Start of RECORDED DATA
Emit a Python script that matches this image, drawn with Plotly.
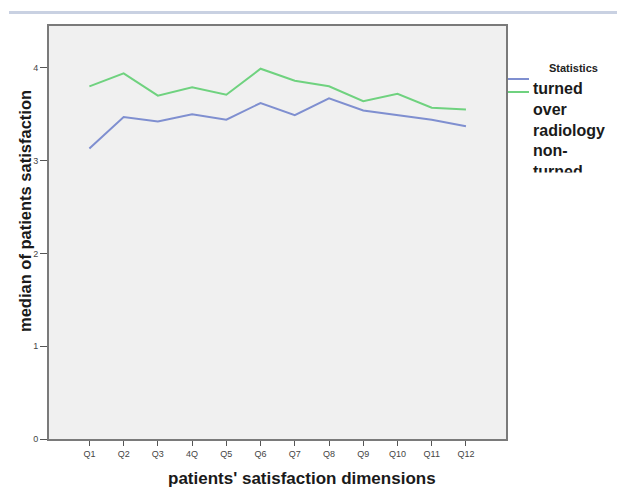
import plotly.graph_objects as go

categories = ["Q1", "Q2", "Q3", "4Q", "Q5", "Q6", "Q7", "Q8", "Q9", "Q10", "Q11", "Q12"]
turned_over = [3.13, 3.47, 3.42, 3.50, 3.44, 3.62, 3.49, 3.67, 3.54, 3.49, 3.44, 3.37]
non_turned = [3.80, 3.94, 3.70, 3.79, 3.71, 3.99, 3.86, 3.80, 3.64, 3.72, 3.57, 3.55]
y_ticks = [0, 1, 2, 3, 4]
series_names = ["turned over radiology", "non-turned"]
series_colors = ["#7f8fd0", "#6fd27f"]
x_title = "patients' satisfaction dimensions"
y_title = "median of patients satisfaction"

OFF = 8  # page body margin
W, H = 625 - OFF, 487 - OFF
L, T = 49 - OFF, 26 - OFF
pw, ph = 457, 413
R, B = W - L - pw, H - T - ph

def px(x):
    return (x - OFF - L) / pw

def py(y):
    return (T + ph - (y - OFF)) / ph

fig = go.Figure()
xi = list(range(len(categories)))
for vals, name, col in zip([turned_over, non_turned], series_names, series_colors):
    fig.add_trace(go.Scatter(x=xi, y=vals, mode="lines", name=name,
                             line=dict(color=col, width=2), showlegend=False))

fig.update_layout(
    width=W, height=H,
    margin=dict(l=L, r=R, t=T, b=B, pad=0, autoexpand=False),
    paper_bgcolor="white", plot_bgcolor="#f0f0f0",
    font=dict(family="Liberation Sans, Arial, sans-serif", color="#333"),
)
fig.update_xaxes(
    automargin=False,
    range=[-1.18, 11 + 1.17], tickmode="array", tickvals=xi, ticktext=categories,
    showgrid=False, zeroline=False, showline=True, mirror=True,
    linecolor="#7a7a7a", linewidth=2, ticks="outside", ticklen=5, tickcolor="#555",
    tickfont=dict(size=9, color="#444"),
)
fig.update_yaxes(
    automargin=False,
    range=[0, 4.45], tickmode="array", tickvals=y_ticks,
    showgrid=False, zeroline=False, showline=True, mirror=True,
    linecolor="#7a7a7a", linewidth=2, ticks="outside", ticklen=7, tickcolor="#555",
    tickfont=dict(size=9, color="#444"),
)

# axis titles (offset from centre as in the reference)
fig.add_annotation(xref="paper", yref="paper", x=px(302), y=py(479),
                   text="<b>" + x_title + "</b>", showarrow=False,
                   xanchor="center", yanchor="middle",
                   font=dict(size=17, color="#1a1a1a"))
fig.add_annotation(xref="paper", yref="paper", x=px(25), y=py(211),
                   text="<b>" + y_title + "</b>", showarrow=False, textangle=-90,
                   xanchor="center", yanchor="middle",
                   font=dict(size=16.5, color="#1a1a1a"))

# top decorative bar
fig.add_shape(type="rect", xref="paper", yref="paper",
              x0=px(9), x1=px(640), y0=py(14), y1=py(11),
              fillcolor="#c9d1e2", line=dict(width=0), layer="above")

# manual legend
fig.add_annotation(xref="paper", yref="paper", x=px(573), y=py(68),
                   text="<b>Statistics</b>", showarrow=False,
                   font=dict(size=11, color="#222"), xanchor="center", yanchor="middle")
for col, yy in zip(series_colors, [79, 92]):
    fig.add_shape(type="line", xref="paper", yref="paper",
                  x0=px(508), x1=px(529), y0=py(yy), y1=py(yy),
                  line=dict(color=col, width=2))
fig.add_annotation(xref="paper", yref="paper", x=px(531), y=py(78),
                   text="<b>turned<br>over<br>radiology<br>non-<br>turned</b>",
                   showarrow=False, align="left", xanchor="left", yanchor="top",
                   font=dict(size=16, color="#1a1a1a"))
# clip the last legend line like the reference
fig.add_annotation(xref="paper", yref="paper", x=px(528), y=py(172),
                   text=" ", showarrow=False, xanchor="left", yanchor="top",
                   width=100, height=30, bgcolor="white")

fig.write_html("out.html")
End of RECORDED DATA
*PROBLEM:* Repeat the material above verbatim, with no pictures in the output.

*RESPONSE TO THE TASK:*
Emit a Python script that matches this image, drawn with Plotly.
import plotly.graph_objects as go

categories = ["Q1", "Q2", "Q3", "4Q", "Q5", "Q6", "Q7", "Q8", "Q9", "Q10", "Q11", "Q12"]
turned_over = [3.13, 3.47, 3.42, 3.50, 3.44, 3.62, 3.49, 3.67, 3.54, 3.49, 3.44, 3.37]
non_turned = [3.80, 3.94, 3.70, 3.79, 3.71, 3.99, 3.86, 3.80, 3.64, 3.72, 3.57, 3.55]
y_ticks = [0, 1, 2, 3, 4]
series_names = ["turned over radiology", "non-turned"]
series_colors = ["#7f8fd0", "#6fd27f"]
x_title = "patients' satisfaction dimensions"
y_title = "median of patients satisfaction"

OFF = 8  # page body margin
W, H = 625 - OFF, 487 - OFF
L, T = 49 - OFF, 26 - OFF
pw, ph = 457, 413
R, B = W - L - pw, H - T - ph

def px(x):
    return (x - OFF - L) / pw

def py(y):
    return (T + ph - (y - OFF)) / ph

fig = go.Figure()
xi = list(range(len(categories)))
for vals, name, col in zip([turned_over, non_turned], series_names, series_colors):
    fig.add_trace(go.Scatter(x=xi, y=vals, mode="lines", name=name,
                             line=dict(color=col, width=2), showlegend=False))

fig.update_layout(
    width=W, height=H,
    margin=dict(l=L, r=R, t=T, b=B, pad=0, autoexpand=False),
    paper_bgcolor="white", plot_bgcolor="#f0f0f0",
    font=dict(family="Liberation Sans, Arial, sans-serif", color="#333"),
)
fig.update_xaxes(
    automargin=False,
    range=[-1.18, 11 + 1.17], tickmode="array", tickvals=xi, ticktext=categories,
    showgrid=False, zeroline=False, showline=True, mirror=True,
    linecolor="#7a7a7a", linewidth=2, ticks="outside", ticklen=5, tickcolor="#555",
    tickfont=dict(size=9, color="#444"),
)
fig.update_yaxes(
    automargin=False,
    range=[0, 4.45], tickmode="array", tickvals=y_ticks,
    showgrid=False, zeroline=False, showline=True, mirror=True,
    linecolor="#7a7a7a", linewidth=2, ticks="outside", ticklen=7, tickcolor="#555",
    tickfont=dict(size=9, color="#444"),
)

# axis titles (offset from centre as in the reference)
fig.add_annotation(xref="paper", yref="paper", x=px(302), y=py(479),
                   text="<b>" + x_title + "</b>", showarrow=False,
                   xanchor="center", yanchor="middle",
                   font=dict(size=17, color="#1a1a1a"))
fig.add_annotation(xref="paper", yref="paper", x=px(25), y=py(211),
                   text="<b>" + y_title + "</b>", showarrow=False, textangle=-90,
                   xanchor="center", yanchor="middle",
                   font=dict(size=16.5, color="#1a1a1a"))

# top decorative bar
fig.add_shape(type="rect", xref="paper", yref="paper",
              x0=px(9), x1=px(640), y0=py(14), y1=py(11),
              fillcolor="#c9d1e2", line=dict(width=0), layer="above")

# manual legend
fig.add_annotation(xref="paper", yref="paper", x=px(573), y=py(68),
                   text="<b>Statistics</b>", showarrow=False,
                   font=dict(size=11, color="#222"), xanchor="center", yanchor="middle")
for col, yy in zip(series_colors, [79, 92]):
    fig.add_shape(type="line", xref="paper", yref="paper",
                  x0=px(508), x1=px(529), y0=py(yy), y1=py(yy),
                  line=dict(color=col, width=2))
fig.add_annotation(xref="paper", yref="paper", x=px(531), y=py(78),
                   text="<b>turned<br>over<br>radiology<br>non-<br>turned</b>",
                   showarrow=False, align="left", xanchor="left", yanchor="top",
                   font=dict(size=16, color="#1a1a1a"))
# clip the last legend line like the reference
fig.add_annotation(xref="paper", yref="paper", x=px(528), y=py(172),
                   text=" ", showarrow=False, xanchor="left", yanchor="top",
                   width=100, height=30, bgcolor="white")

fig.write_html("out.html")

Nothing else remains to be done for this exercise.